As events unfold, Shaddack descends further into madness. He refuses to acknowledge that his plans have gone terribly wrong and that the conversions should be stopped. Seeing that nothing can stop the town's descent into chaos, the Chief of Police, Loman Watkins, vows to kill Shaddack, which will also kill every converted person in the community; Shaddack wears a telemetry device that monitors his heartbeat, and if his heart stops, a supercomputer at New Wave Technology headquarters will transmit a fatal microwave frequency to the New People's microspheres.

The final showdown takes place at the local high school, after Sam heads there to use a school computer terminal to get a warning to the outside world and request assistance, which alerts both Shaddack and Watkins.
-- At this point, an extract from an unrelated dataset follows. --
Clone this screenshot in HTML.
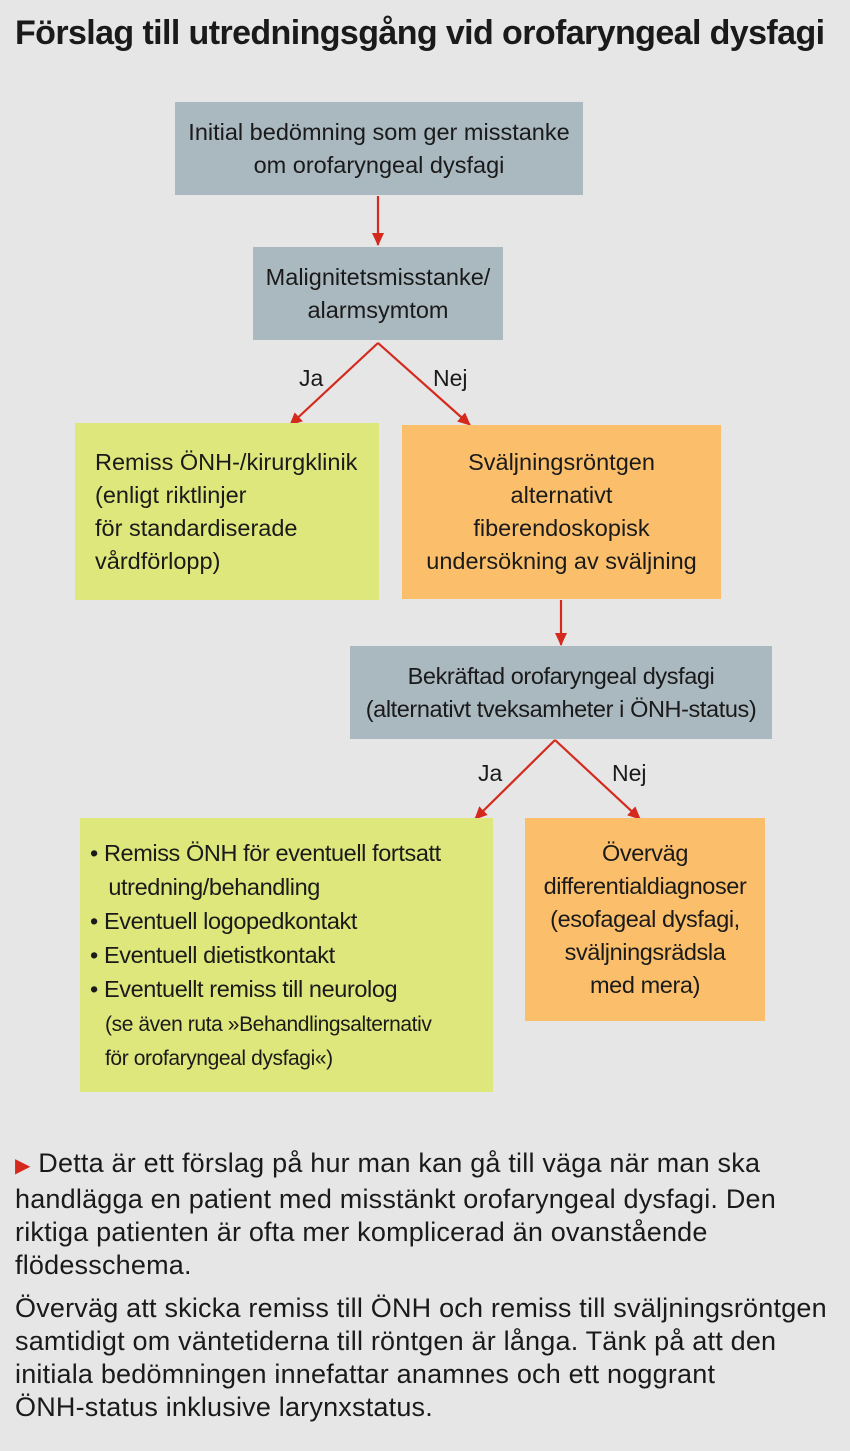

Shaddack is killed in the final confrontation, triggering the deaths of almost all the New People. Sam, Tessa and Chrissie survive and the FBI arrive with the military to clean up the mess.

==Characters==

- Sam Booker: a forty-two year old FBI agent, who has lost his wife and is now a single parent to a teenager, Scott.
- Tessa Jane Lockland: a thirty-three year old documentary film maker and the sister of Janice Capshaw, an early victim of Shaddack's regressive citizens.
- Chrissie Foster: an 11-year-old girl who escapes from her parents after they try to convert her to one of Shaddack's regressive citizens.
- Loman Watkins: Chief of Police for Moonlight Cove. A good police officer who cares about the well-being of his community. He is one of the first people converted by Shaddack, but he is converted without his consent.
- Thomas Shaddack: the primary antagonist. He is a sociopath with no remorse. He has no ability to understand, or care about, the lives of others. He became a murderer at a very young age when he killed both of his parents. He sees his purpose in life as nothing less than the complete subjugation of the human race which would enable him to do anything and everything that his twisted mind desires.
- Harry Talbot: a disabled Vietnam veteran who observes the changes in the town through his telescope and alerts the FBI to the problems.
- Moose: Harry Talbot's intelligent service dog.
- Janice Capshaw: a late night exercise enthusiast and the widow of a Lutheran minister. She is an early victim of Shaddack's regressive citizens. Her sister Tessa, or T.J., comes to town to investigate her death.
- Mike Peyser: a regressive citizen.
- Neil Penniworth: becomes a technological regressive (one with the computer) believes that the technological regressive is the next evolution of the new people.

==Film adaptation==
In June 1993, it was reported that producers Mace Neufeld and Robert Rehme had acquired the rights to Midnight to develop as a feature film to be directed by Stuart Gordon.